Via Ken Berger of CBSSports.com:

While those elite free agents prepare for an unmitigated frenzy set to begin at 12:01 a.m. Thursday, a certain gentle giant who’s a couple years away from any such courtship is quietly beginning to formulate a plan that he’d like management to execute. And it turns out that Dwight Howard, the most physically gifted big man in basketball, wants to team up with the most physical gifted little guy in basketball: Chris Paul.

On the eve of the most anticipated free-agent signing period since 1996, when Howard was 10 years old, the Magic center has formulated a short list of players he’d like GM Otis Smith to pursue this summer. No. 1 on the list, according to a person with close ties to Orlando management, is Hornets point guard Chris Paul. [...]

The Hornets have a point-guard-in-waiting, Darren Collison, who would mitigate the loss of Paul on the court, if not at the ticket office. Any team in the mix for Paul would have to agree to take back Emeka Okafor, scheduled to make $11.8 million next season and $53.2 million over the next for season. The last three seasons will come under a new collective bargaining agreement, in which owners are seeking to dramatically slash salaries. So the full magnitude of taking on such a contract is unknown at this point – but certainly not pleasant.
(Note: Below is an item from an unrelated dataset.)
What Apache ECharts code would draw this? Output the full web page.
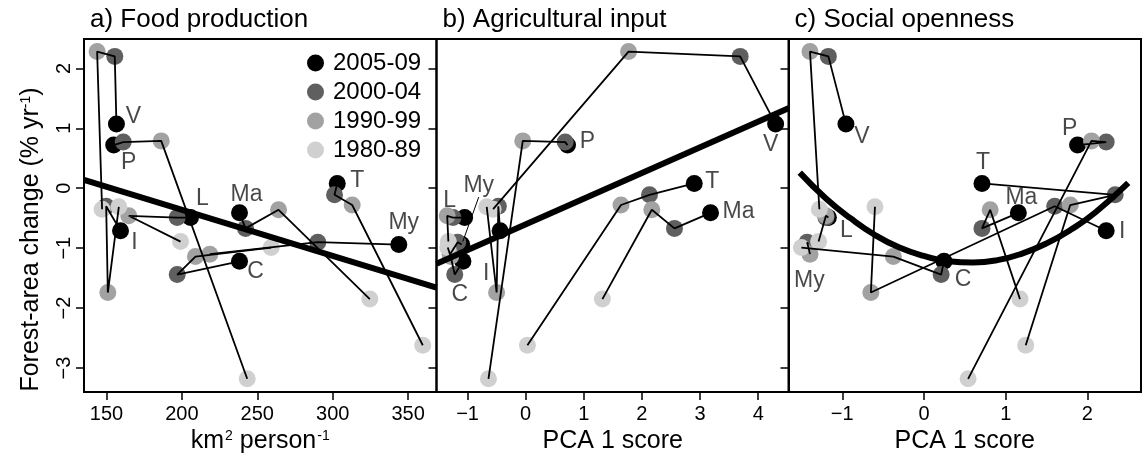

But one Western Conference executive called the scenario “plausible,” if nothing else because the Magic have shown themselves to have “deep, deep pockets,” the executive said.

To soften the blow from losing Paul, New Orleans would likely insist – and the Magic would agree – on the inclusion of Jameer Nelson in any such trade. Nelson was exposed as a liability in the Magic’s conference finals loss to the Celtics, but could bridge the gap to Collison with a cap-friendly contract that pays him $8.1 million in each of the next three seasons. The Magic have internally explored including Vince Carter in various trades they’re considering, sources say, but Carter’s $17.5 million salary next season might require a third team to get involved or force the Magic to explore another deal for him.

Another player on Howard’s short list, sources say, is Utah free agent Carlos Boozer, who would allow Howard to flourish as a defensive and rebounding force without having to handle the bulk of the scoring on the block, too. The capped-out Magic, of course, would have to acquire Boozer via a sign-and-trade arrangement. The Jazz might be enticed by Brandon Bass and free agent J.J. Redick, for starters.